BEGIN Data provided

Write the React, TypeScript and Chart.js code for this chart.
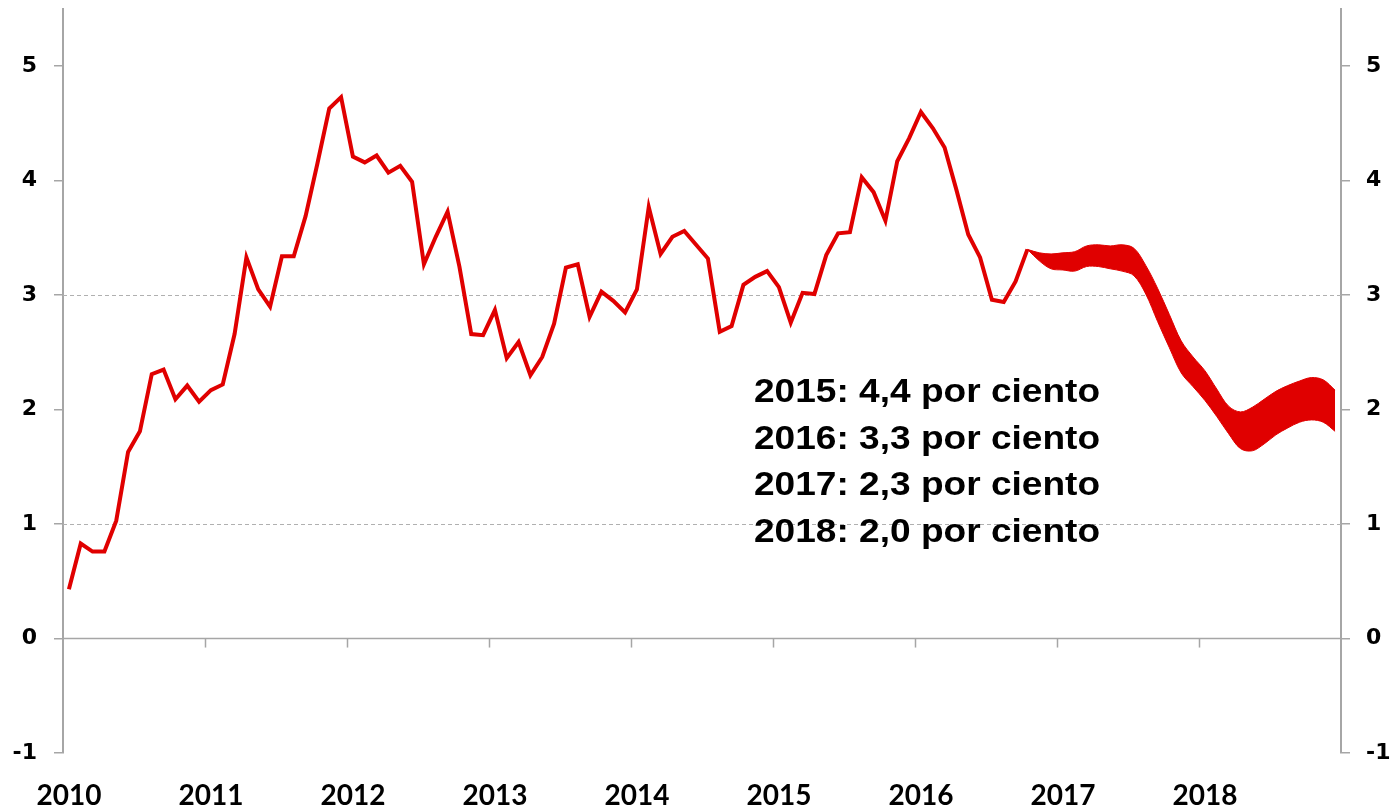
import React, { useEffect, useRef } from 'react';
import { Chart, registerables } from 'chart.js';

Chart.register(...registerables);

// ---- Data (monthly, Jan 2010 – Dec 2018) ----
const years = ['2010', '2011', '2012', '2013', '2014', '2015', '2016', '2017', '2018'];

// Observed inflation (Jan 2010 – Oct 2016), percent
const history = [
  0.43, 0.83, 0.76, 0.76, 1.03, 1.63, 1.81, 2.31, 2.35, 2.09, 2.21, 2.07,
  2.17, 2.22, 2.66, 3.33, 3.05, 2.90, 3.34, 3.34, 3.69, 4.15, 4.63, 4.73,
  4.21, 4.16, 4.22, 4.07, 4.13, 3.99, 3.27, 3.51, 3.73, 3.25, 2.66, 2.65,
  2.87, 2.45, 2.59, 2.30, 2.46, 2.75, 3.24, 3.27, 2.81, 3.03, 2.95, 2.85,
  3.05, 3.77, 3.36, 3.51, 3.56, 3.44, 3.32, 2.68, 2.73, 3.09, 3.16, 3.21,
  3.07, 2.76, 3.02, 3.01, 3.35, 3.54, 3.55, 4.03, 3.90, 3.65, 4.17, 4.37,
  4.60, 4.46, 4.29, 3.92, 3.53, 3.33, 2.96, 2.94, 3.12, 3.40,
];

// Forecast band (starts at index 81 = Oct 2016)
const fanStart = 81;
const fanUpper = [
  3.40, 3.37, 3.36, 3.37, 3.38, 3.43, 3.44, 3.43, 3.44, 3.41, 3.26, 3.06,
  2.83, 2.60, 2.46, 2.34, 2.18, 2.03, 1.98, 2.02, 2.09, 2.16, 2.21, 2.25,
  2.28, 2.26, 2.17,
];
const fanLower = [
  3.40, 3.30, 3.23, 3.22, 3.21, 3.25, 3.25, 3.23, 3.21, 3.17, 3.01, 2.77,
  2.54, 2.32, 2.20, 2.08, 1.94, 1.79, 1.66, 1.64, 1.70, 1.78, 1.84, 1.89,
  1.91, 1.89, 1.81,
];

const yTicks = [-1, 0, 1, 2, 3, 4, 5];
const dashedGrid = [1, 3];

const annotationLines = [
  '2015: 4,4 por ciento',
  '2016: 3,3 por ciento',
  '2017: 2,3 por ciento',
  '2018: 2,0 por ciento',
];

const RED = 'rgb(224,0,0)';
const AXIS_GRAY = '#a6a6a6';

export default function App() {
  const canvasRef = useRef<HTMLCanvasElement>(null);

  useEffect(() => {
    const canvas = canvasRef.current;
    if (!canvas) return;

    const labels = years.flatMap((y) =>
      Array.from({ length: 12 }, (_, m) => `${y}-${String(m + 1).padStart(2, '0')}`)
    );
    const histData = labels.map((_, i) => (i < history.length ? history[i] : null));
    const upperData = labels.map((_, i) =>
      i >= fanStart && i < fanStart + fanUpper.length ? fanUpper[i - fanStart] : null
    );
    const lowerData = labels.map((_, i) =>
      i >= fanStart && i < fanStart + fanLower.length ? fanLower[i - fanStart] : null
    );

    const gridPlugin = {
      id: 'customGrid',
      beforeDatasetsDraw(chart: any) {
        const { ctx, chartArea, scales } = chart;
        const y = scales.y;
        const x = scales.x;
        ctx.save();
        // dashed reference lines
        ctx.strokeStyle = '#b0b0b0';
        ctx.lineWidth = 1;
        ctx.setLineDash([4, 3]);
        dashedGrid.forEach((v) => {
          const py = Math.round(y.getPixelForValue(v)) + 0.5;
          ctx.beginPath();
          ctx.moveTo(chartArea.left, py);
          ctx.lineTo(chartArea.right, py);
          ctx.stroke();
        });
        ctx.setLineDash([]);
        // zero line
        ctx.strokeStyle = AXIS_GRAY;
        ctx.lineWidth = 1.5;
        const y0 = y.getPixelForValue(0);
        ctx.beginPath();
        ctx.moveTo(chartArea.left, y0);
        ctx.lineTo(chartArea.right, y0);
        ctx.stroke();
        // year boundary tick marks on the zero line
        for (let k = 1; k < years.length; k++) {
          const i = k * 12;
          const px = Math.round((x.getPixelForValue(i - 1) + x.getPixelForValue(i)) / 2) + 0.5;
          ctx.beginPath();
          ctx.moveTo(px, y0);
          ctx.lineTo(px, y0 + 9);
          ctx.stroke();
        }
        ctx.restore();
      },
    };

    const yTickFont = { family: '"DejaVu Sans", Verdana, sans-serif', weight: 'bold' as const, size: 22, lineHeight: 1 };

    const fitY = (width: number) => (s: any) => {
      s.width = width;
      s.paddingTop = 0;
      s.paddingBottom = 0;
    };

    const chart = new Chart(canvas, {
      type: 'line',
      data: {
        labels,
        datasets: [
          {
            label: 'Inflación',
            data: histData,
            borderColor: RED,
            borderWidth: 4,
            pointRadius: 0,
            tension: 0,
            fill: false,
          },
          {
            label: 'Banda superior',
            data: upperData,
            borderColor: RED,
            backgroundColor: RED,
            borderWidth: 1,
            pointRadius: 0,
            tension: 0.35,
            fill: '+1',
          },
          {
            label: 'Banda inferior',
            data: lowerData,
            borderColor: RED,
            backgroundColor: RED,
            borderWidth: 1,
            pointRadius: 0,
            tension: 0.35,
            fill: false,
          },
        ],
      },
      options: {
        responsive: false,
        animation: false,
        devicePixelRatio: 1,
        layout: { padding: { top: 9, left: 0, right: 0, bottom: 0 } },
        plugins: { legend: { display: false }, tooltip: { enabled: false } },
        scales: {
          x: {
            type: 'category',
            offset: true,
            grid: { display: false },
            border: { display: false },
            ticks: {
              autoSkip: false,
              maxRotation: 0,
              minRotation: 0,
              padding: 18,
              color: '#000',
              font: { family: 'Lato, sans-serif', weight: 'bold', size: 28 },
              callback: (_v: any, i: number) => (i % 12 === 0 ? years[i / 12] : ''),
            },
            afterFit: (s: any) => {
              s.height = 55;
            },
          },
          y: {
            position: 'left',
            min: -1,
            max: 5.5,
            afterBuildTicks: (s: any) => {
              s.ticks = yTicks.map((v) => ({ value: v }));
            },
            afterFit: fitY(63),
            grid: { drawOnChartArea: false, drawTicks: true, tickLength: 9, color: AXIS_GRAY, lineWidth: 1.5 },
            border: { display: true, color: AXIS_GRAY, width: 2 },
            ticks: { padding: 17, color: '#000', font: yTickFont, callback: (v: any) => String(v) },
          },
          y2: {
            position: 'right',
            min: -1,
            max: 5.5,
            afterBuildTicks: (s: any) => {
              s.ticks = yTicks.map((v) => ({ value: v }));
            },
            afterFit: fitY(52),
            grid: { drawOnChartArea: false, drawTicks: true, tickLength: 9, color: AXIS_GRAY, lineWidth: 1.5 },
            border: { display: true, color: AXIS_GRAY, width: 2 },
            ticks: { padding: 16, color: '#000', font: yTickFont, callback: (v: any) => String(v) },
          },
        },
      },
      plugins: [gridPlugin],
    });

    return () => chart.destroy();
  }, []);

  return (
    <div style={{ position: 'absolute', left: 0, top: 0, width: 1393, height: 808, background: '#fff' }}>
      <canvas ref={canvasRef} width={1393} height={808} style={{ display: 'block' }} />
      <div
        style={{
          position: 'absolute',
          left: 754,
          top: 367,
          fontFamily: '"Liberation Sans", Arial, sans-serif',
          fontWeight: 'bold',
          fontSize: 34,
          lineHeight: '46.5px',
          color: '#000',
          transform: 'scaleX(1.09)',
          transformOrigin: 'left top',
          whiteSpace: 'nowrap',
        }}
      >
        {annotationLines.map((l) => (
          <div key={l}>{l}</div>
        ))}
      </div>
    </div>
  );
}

END Data provided

◆ **Exercise prompt**
Give every line back word for word and leave the pictures out.

◆ **Completed exercise**
Write the React, TypeScript and Chart.js code for this chart.
import React, { useEffect, useRef } from 'react';
import { Chart, registerables } from 'chart.js';

Chart.register(...registerables);

// ---- Data (monthly, Jan 2010 – Dec 2018) ----
const years = ['2010', '2011', '2012', '2013', '2014', '2015', '2016', '2017', '2018'];

// Observed inflation (Jan 2010 – Oct 2016), percent
const history = [
  0.43, 0.83, 0.76, 0.76, 1.03, 1.63, 1.81, 2.31, 2.35, 2.09, 2.21, 2.07,
  2.17, 2.22, 2.66, 3.33, 3.05, 2.90, 3.34, 3.34, 3.69, 4.15, 4.63, 4.73,
  4.21, 4.16, 4.22, 4.07, 4.13, 3.99, 3.27, 3.51, 3.73, 3.25, 2.66, 2.65,
  2.87, 2.45, 2.59, 2.30, 2.46, 2.75, 3.24, 3.27, 2.81, 3.03, 2.95, 2.85,
  3.05, 3.77, 3.36, 3.51, 3.56, 3.44, 3.32, 2.68, 2.73, 3.09, 3.16, 3.21,
  3.07, 2.76, 3.02, 3.01, 3.35, 3.54, 3.55, 4.03, 3.90, 3.65, 4.17, 4.37,
  4.60, 4.46, 4.29, 3.92, 3.53, 3.33, 2.96, 2.94, 3.12, 3.40,
];

// Forecast band (starts at index 81 = Oct 2016)
const fanStart = 81;
const fanUpper = [
  3.40, 3.37, 3.36, 3.37, 3.38, 3.43, 3.44, 3.43, 3.44, 3.41, 3.26, 3.06,
  2.83, 2.60, 2.46, 2.34, 2.18, 2.03, 1.98, 2.02, 2.09, 2.16, 2.21, 2.25,
  2.28, 2.26, 2.17,
];
const fanLower = [
  3.40, 3.30, 3.23, 3.22, 3.21, 3.25, 3.25, 3.23, 3.21, 3.17, 3.01, 2.77,
  2.54, 2.32, 2.20, 2.08, 1.94, 1.79, 1.66, 1.64, 1.70, 1.78, 1.84, 1.89,
  1.91, 1.89, 1.81,
];

const yTicks = [-1, 0, 1, 2, 3, 4, 5];
const dashedGrid = [1, 3];

const annotationLines = [
  '2015: 4,4 por ciento',
  '2016: 3,3 por ciento',
  '2017: 2,3 por ciento',
  '2018: 2,0 por ciento',
];

const RED = 'rgb(224,0,0)';
const AXIS_GRAY = '#a6a6a6';

export default function App() {
  const canvasRef = useRef<HTMLCanvasElement>(null);

  useEffect(() => {
    const canvas = canvasRef.current;
    if (!canvas) return;

    const labels = years.flatMap((y) =>
      Array.from({ length: 12 }, (_, m) => `${y}-${String(m + 1).padStart(2, '0')}`)
    );
    const histData = labels.map((_, i) => (i < history.length ? history[i] : null));
    const upperData = labels.map((_, i) =>
      i >= fanStart && i < fanStart + fanUpper.length ? fanUpper[i - fanStart] : null
    );
    const lowerData = labels.map((_, i) =>
      i >= fanStart && i < fanStart + fanLower.length ? fanLower[i - fanStart] : null
    );

    const gridPlugin = {
      id: 'customGrid',
      beforeDatasetsDraw(chart: any) {
        const { ctx, chartArea, scales } = chart;
        const y = scales.y;
        const x = scales.x;
        ctx.save();
        // dashed reference lines
        ctx.strokeStyle = '#b0b0b0';
        ctx.lineWidth = 1;
        ctx.setLineDash([4, 3]);
        dashedGrid.forEach((v) => {
          const py = Math.round(y.getPixelForValue(v)) + 0.5;
          ctx.beginPath();
          ctx.moveTo(chartArea.left, py);
          ctx.lineTo(chartArea.right, py);
          ctx.stroke();
        });
        ctx.setLineDash([]);
        // zero line
        ctx.strokeStyle = AXIS_GRAY;
        ctx.lineWidth = 1.5;
        const y0 = y.getPixelForValue(0);
        ctx.beginPath();
        ctx.moveTo(chartArea.left, y0);
        ctx.lineTo(chartArea.right, y0);
        ctx.stroke();
        // year boundary tick marks on the zero line
        for (let k = 1; k < years.length; k++) {
          const i = k * 12;
          const px = Math.round((x.getPixelForValue(i - 1) + x.getPixelForValue(i)) / 2) + 0.5;
          ctx.beginPath();
          ctx.moveTo(px, y0);
          ctx.lineTo(px, y0 + 9);
          ctx.stroke();
        }
        ctx.restore();
      },
    };

    const yTickFont = { family: '"DejaVu Sans", Verdana, sans-serif', weight: 'bold' as const, size: 22, lineHeight: 1 };

    const fitY = (width: number) => (s: any) => {
      s.width = width;
      s.paddingTop = 0;
      s.paddingBottom = 0;
    };

    const chart = new Chart(canvas, {
      type: 'line',
      data: {
        labels,
        datasets: [
          {
            label: 'Inflación',
            data: histData,
            borderColor: RED,
            borderWidth: 4,
            pointRadius: 0,
            tension: 0,
            fill: false,
          },
          {
            label: 'Banda superior',
            data: upperData,
            borderColor: RED,
            backgroundColor: RED,
            borderWidth: 1,
            pointRadius: 0,
            tension: 0.35,
            fill: '+1',
          },
          {
            label: 'Banda inferior',
            data: lowerData,
            borderColor: RED,
            backgroundColor: RED,
            borderWidth: 1,
            pointRadius: 0,
            tension: 0.35,
            fill: false,
          },
        ],
      },
      options: {
        responsive: false,
        animation: false,
        devicePixelRatio: 1,
        layout: { padding: { top: 9, left: 0, right: 0, bottom: 0 } },
        plugins: { legend: { display: false }, tooltip: { enabled: false } },
        scales: {
          x: {
            type: 'category',
            offset: true,
            grid: { display: false },
            border: { display: false },
            ticks: {
              autoSkip: false,
              maxRotation: 0,
              minRotation: 0,
              padding: 18,
              color: '#000',
              font: { family: 'Lato, sans-serif', weight: 'bold', size: 28 },
              callback: (_v: any, i: number) => (i % 12 === 0 ? years[i / 12] : ''),
            },
            afterFit: (s: any) => {
              s.height = 55;
            },
          },
          y: {
            position: 'left',
            min: -1,
            max: 5.5,
            afterBuildTicks: (s: any) => {
              s.ticks = yTicks.map((v) => ({ value: v }));
            },
            afterFit: fitY(63),
            grid: { drawOnChartArea: false, drawTicks: true, tickLength: 9, color: AXIS_GRAY, lineWidth: 1.5 },
            border: { display: true, color: AXIS_GRAY, width: 2 },
            ticks: { padding: 17, color: '#000', font: yTickFont, callback: (v: any) => String(v) },
          },
          y2: {
            position: 'right',
            min: -1,
            max: 5.5,
            afterBuildTicks: (s: any) => {
              s.ticks = yTicks.map((v) => ({ value: v }));
            },
            afterFit: fitY(52),
            grid: { drawOnChartArea: false, drawTicks: true, tickLength: 9, color: AXIS_GRAY, lineWidth: 1.5 },
            border: { display: true, color: AXIS_GRAY, width: 2 },
            ticks: { padding: 16, color: '#000', font: yTickFont, callback: (v: any) => String(v) },
          },
        },
      },
      plugins: [gridPlugin],
    });

    return () => chart.destroy();
  }, []);

  return (
    <div style={{ position: 'absolute', left: 0, top: 0, width: 1393, height: 808, background: '#fff' }}>
      <canvas ref={canvasRef} width={1393} height={808} style={{ display: 'block' }} />
      <div
        style={{
          position: 'absolute',
          left: 754,
          top: 367,
          fontFamily: '"Liberation Sans", Arial, sans-serif',
          fontWeight: 'bold',
          fontSize: 34,
          lineHeight: '46.5px',
          color: '#000',
          transform: 'scaleX(1.09)',
          transformOrigin: 'left top',
          whiteSpace: 'nowrap',
        }}
      >
        {annotationLines.map((l) => (
          <div key={l}>{l}</div>
        ))}
      </div>
    </div>
  );
}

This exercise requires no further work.